_WHAT THE TASK ASKS_
Would you repeat the listing exactly but omit every picture?

[Start DATA BLOCK]

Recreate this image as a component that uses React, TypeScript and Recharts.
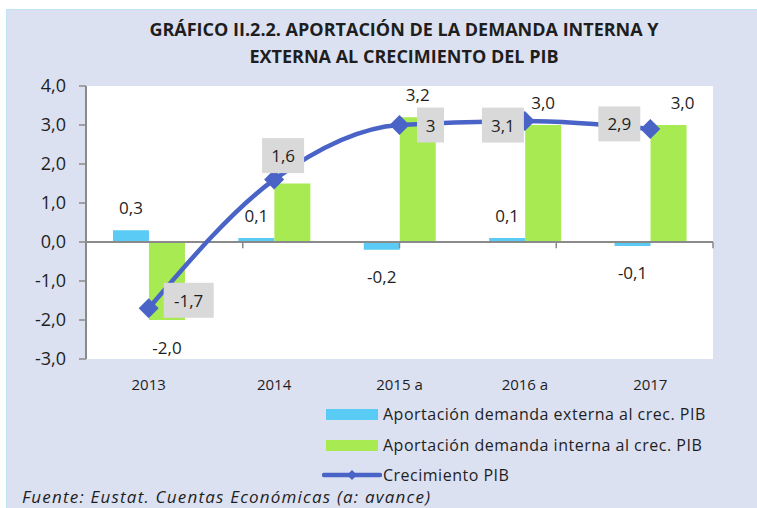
import React from "react";
import {
  ComposedChart,
  Bar,
  Line,
  XAxis,
  YAxis,
  CartesianGrid,
  ReferenceLine,
  LabelList,
} from "recharts";

const categories = ["2013", "2014", "2015 a", "2016 a", "2017"];
const externa = [0.3, 0.1, -0.2, 0.1, -0.1];
const interna = [-2.0, 1.5, 3.2, 3.0, 3.0];
const crecimiento = [-1.7, 1.6, 3.0, 3.1, 2.9];
const yTicks = [-3, -2, -1, 0, 1, 2, 3, 4];
const boundaryTicks = [1, 2, 3, 4, 5];

// label placement (box centre offset from the point, px)
const lineLabelOffsets = [
  { dx: 40, dy: -8 },
  { dx: 9, dy: -24 },
  { dx: 31, dy: 0 },
  { dx: -22, dy: 4 },
  { dx: -31, dy: -5 },
];

const data = categories.map((c, i) => ({
  cat: c,
  ext: externa[i],
  int: interna[i],
  pib: crecimiento[i],
}));

const FONT = "'Open Sans', 'Noto Sans', sans-serif";
const C_EXT = "#5ACBF4";
const C_INT = "#A8EA52";
const C_LINE = "#4A63C7";
const C_AXIS = "#8A8A8A";
const C_TEXT = "#1E1E1E";

const fmt1 = (v: number) => v.toFixed(1).replace(".", ",");
const fmtLine = (v: number) => String(v).replace(".", ",");

const barLabel = (skip: number[], dxs: Record<number, number>) => (props: any) => {
  const { x, y, width, height, value, index } = props;
  if (skip.includes(index)) return null;
  const top = Math.min(y, y + height);
  const bottom = Math.max(y, y + height);
  const cx = x + width / 2 + (dxs[index] || 0);
  const cy = value >= 0 ? top - 23 : bottom + 27;
  return (
    <text
      x={cx}
      y={cy}
      textAnchor="middle"
      dominantBaseline="central"
      fontFamily={FONT}
      fontSize={17}
      fill={C_TEXT}
    >
      {fmt1(value)}
    </text>
  );
};

const lineLabel = (props: any) => {
  const { x, y, value, index } = props;
  const off = lineLabelOffsets[index] || { dx: 0, dy: 0 };
  const txt = fmtLine(value);
  const w = txt.length === 1 ? 27 : txt.length === 3 ? 42 : 50;
  const h = 35;
  const cx = x + off.dx;
  const cy = y + off.dy;
  return (
    <g>
      <rect x={cx - w / 2} y={cy - h / 2} width={w} height={h} fill="#D9D9D9" />
      <text
        x={cx}
        y={cy}
        textAnchor="middle"
        dominantBaseline="central"
        fontFamily={FONT}
        fontSize={17}
        fill={C_TEXT}
      >
        {txt}
      </text>
    </g>
  );
};

const Diamond = (props: any) => {
  const { cx, cy } = props;
  if (cx == null || cy == null) return null;
  const r = 10;
  return (
    <path
      d={`M${cx},${cy - r} L${cx + r},${cy} L${cx},${cy + r} L${cx - r},${cy} Z`}
      fill={C_LINE}
    />
  );
};

export default function App() {
  return (
    <div
      style={{
        position: "absolute",
        left: 0,
        top: 0,
        width: 757,
        height: 508,
        background: "#fff",
        overflow: "hidden",
        fontFamily: FONT,
      }}
    >
      <div
        style={{
          position: "absolute",
          left: 6,
          top: 9,
          width: 751,
          height: 499,
          background: "#DCE1F2",
          borderTop: "1px solid #BFE4F7",
          borderLeft: "1px solid #BFE4F7",
        }}
      />
      <div
        style={{
          position: "absolute",
          left: 0,
          width: 808,
          top: 16,
          textAlign: "center",
          fontWeight: 700,
          fontSize: 18,
          lineHeight: "27px",
          color: C_TEXT,
        }}
      >
        GRÁFICO II.2.2. APORTACIÓN DE LA DEMANDA INTERNA Y
        <br />
        EXTERNA AL CRECIMIENTO DEL PIB
      </div>
      <div style={{ position: "absolute", left: 0, top: 0 }}>
        <ComposedChart
          width={757}
          height={508}
          data={data}
          margin={{ top: 86, right: 44, bottom: 119, left: 26 }}
          barCategoryGap="21.5%"
          barGap={0}
        >
          <CartesianGrid horizontal={false} vertical={false} fill="#FFFFFF" />
          <XAxis
            dataKey="cat"
            axisLine={false}
            tickLine={false}
            height={30}
            tickMargin={14}
            tick={{ fontFamily: FONT, fontSize: 15, fill: C_TEXT }}
            interval={0}
          />
          <XAxis xAxisId="n" type="number" domain={[0, 5]} hide allowDataOverflow />
          <YAxis
            domain={[-3, 4]}
            ticks={yTicks}
            width={60}
            interval={0}
            tickFormatter={fmt1}
            axisLine={{ stroke: C_AXIS, strokeWidth: 2 }}
            tickLine={{ stroke: C_AXIS, strokeWidth: 1.5 }}
            tickSize={7}
            tickMargin={13}
            tick={{ fontFamily: FONT, fontSize: 18, fill: C_TEXT }}
            allowDataOverflow
          />
          <Bar dataKey="ext" fill={C_EXT} isAnimationActive={false}>
            <LabelList dataKey="ext" content={barLabel([], {})} />
          </Bar>
          <Bar dataKey="int" fill={C_INT} isAnimationActive={false}>
            <LabelList dataKey="int" content={barLabel([1], { 4: 14 })} />
          </Bar>
          <ReferenceLine y={0} stroke={C_AXIS} strokeWidth={2} ifOverflow="extendDomain" />
          {boundaryTicks.map((b) => (
            <ReferenceLine
              key={b}
              xAxisId="n"
              segment={[
                { x: b, y: 0 },
                { x: b, y: -0.16 },
              ]}
              stroke={C_AXIS}
              strokeWidth={1.5}
            />
          ))}
          <Line
            dataKey="pib"
            type="monotone"
            stroke={C_LINE}
            strokeWidth={4.5}
            dot={<Diamond />}
            activeDot={false}
            isAnimationActive={false}
          >
            <LabelList dataKey="pib" content={lineLabel} />
          </Line>
        </ComposedChart>
      </div>
      {/* legend */}
      <div style={{ position: "absolute", left: 0, top: 0 }}>
        {[
          { label: "Aportación demanda externa al crec. PIB", kind: "bar", color: C_EXT, y: 414 },
          { label: "Aportación demanda interna al crec. PIB", kind: "bar", color: C_INT, y: 445 },
          { label: "Crecimiento PIB", kind: "line", color: C_LINE, y: 475 },
        ].map((it) => (
          <div key={it.label}>
            {it.kind === "bar" ? (
              <div
                style={{
                  position: "absolute",
                  left: 326,
                  top: it.y - 5.5,
                  width: 52,
                  height: 11,
                  background: it.color,
                }}
              />
            ) : (
              <svg
                style={{ position: "absolute", left: 322, top: it.y - 8 }}
                width={60}
                height={16}
              >
                <line x1={2} y1={8} x2={58} y2={8} stroke={it.color} strokeWidth={4.5} strokeLinecap="round" />
                <path d="M30,3 L35,8 L30,13 L25,8 Z" fill={it.color} />
              </svg>
            )}
            <div
              style={{
                position: "absolute",
                left: 383,
                top: it.y - 12,
                height: 24,
                lineHeight: "24px",
                fontSize: 16,
                letterSpacing: 0.5,
                color: C_TEXT,
                whiteSpace: "nowrap",
              }}
            >
              {it.label}
            </div>
          </div>
        ))}
      </div>
      <div
        style={{
          position: "absolute",
          left: 22,
          top: 485,
          lineHeight: "24px",
          fontSize: 17,
          letterSpacing: 1.2,
          fontStyle: "italic",
          color: C_TEXT,
          whiteSpace: "nowrap",
        }}
      >
        Fuente: Eustat. Cuentas Económicas (<i>a: avance</i>)
      </div>
    </div>
  );
}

[End DATA BLOCK]

_CORRECT RESULT_
Recreate this image as a component that uses React, TypeScript and Recharts.
import React from "react";
import {
  ComposedChart,
  Bar,
  Line,
  XAxis,
  YAxis,
  CartesianGrid,
  ReferenceLine,
  LabelList,
} from "recharts";

const categories = ["2013", "2014", "2015 a", "2016 a", "2017"];
const externa = [0.3, 0.1, -0.2, 0.1, -0.1];
const interna = [-2.0, 1.5, 3.2, 3.0, 3.0];
const crecimiento = [-1.7, 1.6, 3.0, 3.1, 2.9];
const yTicks = [-3, -2, -1, 0, 1, 2, 3, 4];
const boundaryTicks = [1, 2, 3, 4, 5];

// label placement (box centre offset from the point, px)
const lineLabelOffsets = [
  { dx: 40, dy: -8 },
  { dx: 9, dy: -24 },
  { dx: 31, dy: 0 },
  { dx: -22, dy: 4 },
  { dx: -31, dy: -5 },
];

const data = categories.map((c, i) => ({
  cat: c,
  ext: externa[i],
  int: interna[i],
  pib: crecimiento[i],
}));

const FONT = "'Open Sans', 'Noto Sans', sans-serif";
const C_EXT = "#5ACBF4";
const C_INT = "#A8EA52";
const C_LINE = "#4A63C7";
const C_AXIS = "#8A8A8A";
const C_TEXT = "#1E1E1E";

const fmt1 = (v: number) => v.toFixed(1).replace(".", ",");
const fmtLine = (v: number) => String(v).replace(".", ",");

const barLabel = (skip: number[], dxs: Record<number, number>) => (props: any) => {
  const { x, y, width, height, value, index } = props;
  if (skip.includes(index)) return null;
  const top = Math.min(y, y + height);
  const bottom = Math.max(y, y + height);
  const cx = x + width / 2 + (dxs[index] || 0);
  const cy = value >= 0 ? top - 23 : bottom + 27;
  return (
    <text
      x={cx}
      y={cy}
      textAnchor="middle"
      dominantBaseline="central"
      fontFamily={FONT}
      fontSize={17}
      fill={C_TEXT}
    >
      {fmt1(value)}
    </text>
  );
};

const lineLabel = (props: any) => {
  const { x, y, value, index } = props;
  const off = lineLabelOffsets[index] || { dx: 0, dy: 0 };
  const txt = fmtLine(value);
  const w = txt.length === 1 ? 27 : txt.length === 3 ? 42 : 50;
  const h = 35;
  const cx = x + off.dx;
  const cy = y + off.dy;
  return (
    <g>
      <rect x={cx - w / 2} y={cy - h / 2} width={w} height={h} fill="#D9D9D9" />
      <text
        x={cx}
        y={cy}
        textAnchor="middle"
        dominantBaseline="central"
        fontFamily={FONT}
        fontSize={17}
        fill={C_TEXT}
      >
        {txt}
      </text>
    </g>
  );
};

const Diamond = (props: any) => {
  const { cx, cy } = props;
  if (cx == null || cy == null) return null;
  const r = 10;
  return (
    <path
      d={`M${cx},${cy - r} L${cx + r},${cy} L${cx},${cy + r} L${cx - r},${cy} Z`}
      fill={C_LINE}
    />
  );
};

export default function App() {
  return (
    <div
      style={{
        position: "absolute",
        left: 0,
        top: 0,
        width: 757,
        height: 508,
        background: "#fff",
        overflow: "hidden",
        fontFamily: FONT,
      }}
    >
      <div
        style={{
          position: "absolute",
          left: 6,
          top: 9,
          width: 751,
          height: 499,
          background: "#DCE1F2",
          borderTop: "1px solid #BFE4F7",
          borderLeft: "1px solid #BFE4F7",
        }}
      />
      <div
        style={{
          position: "absolute",
          left: 0,
          width: 808,
          top: 16,
          textAlign: "center",
          fontWeight: 700,
          fontSize: 18,
          lineHeight: "27px",
          color: C_TEXT,
        }}
      >
        GRÁFICO II.2.2. APORTACIÓN DE LA DEMANDA INTERNA Y
        <br />
        EXTERNA AL CRECIMIENTO DEL PIB
      </div>
      <div style={{ position: "absolute", left: 0, top: 0 }}>
        <ComposedChart
          width={757}
          height={508}
          data={data}
          margin={{ top: 86, right: 44, bottom: 119, left: 26 }}
          barCategoryGap="21.5%"
          barGap={0}
        >
          <CartesianGrid horizontal={false} vertical={false} fill="#FFFFFF" />
          <XAxis
            dataKey="cat"
            axisLine={false}
            tickLine={false}
            height={30}
            tickMargin={14}
            tick={{ fontFamily: FONT, fontSize: 15, fill: C_TEXT }}
            interval={0}
          />
          <XAxis xAxisId="n" type="number" domain={[0, 5]} hide allowDataOverflow />
          <YAxis
            domain={[-3, 4]}
            ticks={yTicks}
            width={60}
            interval={0}
            tickFormatter={fmt1}
            axisLine={{ stroke: C_AXIS, strokeWidth: 2 }}
            tickLine={{ stroke: C_AXIS, strokeWidth: 1.5 }}
            tickSize={7}
            tickMargin={13}
            tick={{ fontFamily: FONT, fontSize: 18, fill: C_TEXT }}
            allowDataOverflow
          />
          <Bar dataKey="ext" fill={C_EXT} isAnimationActive={false}>
            <LabelList dataKey="ext" content={barLabel([], {})} />
          </Bar>
          <Bar dataKey="int" fill={C_INT} isAnimationActive={false}>
            <LabelList dataKey="int" content={barLabel([1], { 4: 14 })} />
          </Bar>
          <ReferenceLine y={0} stroke={C_AXIS} strokeWidth={2} ifOverflow="extendDomain" />
          {boundaryTicks.map((b) => (
            <ReferenceLine
              key={b}
              xAxisId="n"
              segment={[
                { x: b, y: 0 },
                { x: b, y: -0.16 },
              ]}
              stroke={C_AXIS}
              strokeWidth={1.5}
            />
          ))}
          <Line
            dataKey="pib"
            type="monotone"
            stroke={C_LINE}
            strokeWidth={4.5}
            dot={<Diamond />}
            activeDot={false}
            isAnimationActive={false}
          >
            <LabelList dataKey="pib" content={lineLabel} />
          </Line>
        </ComposedChart>
      </div>
      {/* legend */}
      <div style={{ position: "absolute", left: 0, top: 0 }}>
        {[
          { label: "Aportación demanda externa al crec. PIB", kind: "bar", color: C_EXT, y: 414 },
          { label: "Aportación demanda interna al crec. PIB", kind: "bar", color: C_INT, y: 445 },
          { label: "Crecimiento PIB", kind: "line", color: C_LINE, y: 475 },
        ].map((it) => (
          <div key={it.label}>
            {it.kind === "bar" ? (
              <div
                style={{
                  position: "absolute",
                  left: 326,
                  top: it.y - 5.5,
                  width: 52,
                  height: 11,
                  background: it.color,
                }}
              />
            ) : (
              <svg
                style={{ position: "absolute", left: 322, top: it.y - 8 }}
                width={60}
                height={16}
              >
                <line x1={2} y1={8} x2={58} y2={8} stroke={it.color} strokeWidth={4.5} strokeLinecap="round" />
                <path d="M30,3 L35,8 L30,13 L25,8 Z" fill={it.color} />
              </svg>
            )}
            <div
              style={{
                position: "absolute",
                left: 383,
                top: it.y - 12,
                height: 24,
                lineHeight: "24px",
                fontSize: 16,
                letterSpacing: 0.5,
                color: C_TEXT,
                whiteSpace: "nowrap",
              }}
            >
              {it.label}
            </div>
          </div>
        ))}
      </div>
      <div
        style={{
          position: "absolute",
          left: 22,
          top: 485,
          lineHeight: "24px",
          fontSize: 17,
          letterSpacing: 1.2,
          fontStyle: "italic",
          color: C_TEXT,
          whiteSpace: "nowrap",
        }}
      >
        Fuente: Eustat. Cuentas Económicas (<i>a: avance</i>)
      </div>
    </div>
  );
}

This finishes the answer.